NaegleLab / CoDIAC

Other
0 stars 0 forks source link

Unmodeled residues in the structSeq not being recorded as gaps in PDB metafile #31

Closed alekhyaa2 closed 1 year ago

alekhyaa2 commented 1 year ago

Is your feature request related to a problem? Please describe.

Unmodeled list for 3CD3 - 'unmodeled_list': [486,488, 496, 500, 507, 510, 516, 519, 538, 540, 594, 597, 822, 903]. This list is obtained from contactMap class but while PDB integration of reference and structure sequence, these are not reported as gaps in PDB metafile.

The below sequence alignment shows the unmodeled regions positions and these match correctly to the ones recorded in the unmodeled list.

Screen Shot 2023-09-05 at 9 03 37 PM
knaegle commented 1 year ago

@alekhyaa2 can you please clarify this issue? We used to have to account for unmodeled regions because we used to have to construct the structure sequence from the PDB files. Now, we get structure sequence from PDB and we no longer need to reverse engineer. Also, the integration of reference is naive of the structure files directly. Are you suggesting we need to add a new layer that accounts and adds unmodeled regions.

As a note, we still have a gaps issue. This is when what was experimentally tested has missing or additional amino acids, relative to the reference sequence being used. We saw this when we looked at some example.

alekhyaa2 commented 1 year ago

I am guessing that the residues missing in the experimental structure sequence but present in the reference sequence are treated as gaps. For example, we observe that the residues 486 to 488 are not in the PDB structure 3CD3 when we align the structure sequence, uniprot reference seq, and the canonical (ref_struct_seq). So, we refer to these as gaps, right? If so, we do not see this reflecting in our PDB metafile.

here is a snapshot of the sequence alignment with the position numbers on the top - this was missing in the image I uploaded earlier.

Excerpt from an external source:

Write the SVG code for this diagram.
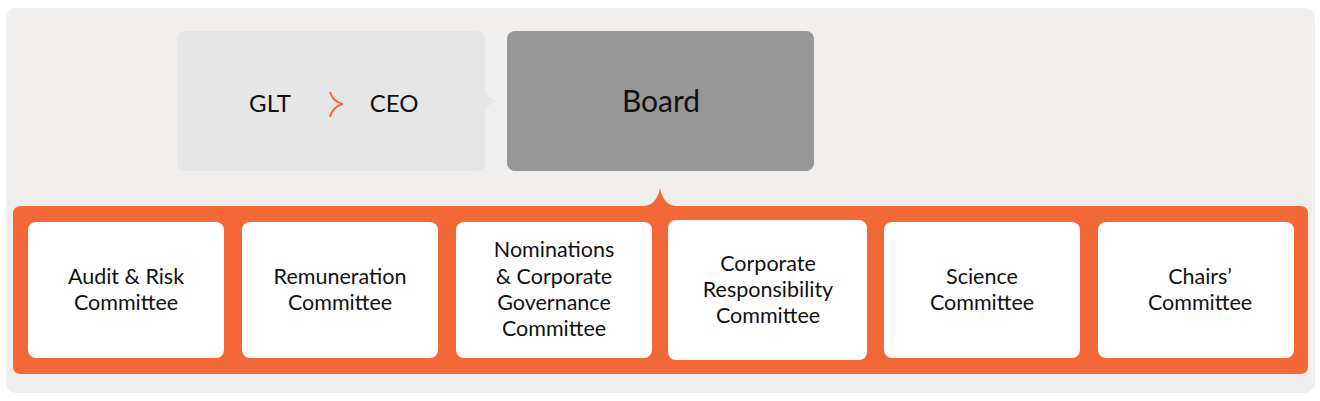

Screen Shot 2023-09-07 at 2 12 36 PM
alekhyaa2 commented 1 year ago

The unmodleed residues in PDB web interface is different from that we report in our contactmap class analysis. The gaps in our code refers to deletions/insertions in the structure sequence. The unmodeled residues are those that experimentally are not determined. We should use refseq instead of structseq while printing fasta files. If we are retreiving the correct refseq sequence, then we should not have these gaps. We dont see this issue anymore with all the edits made to the contactmap and pdb integration modules.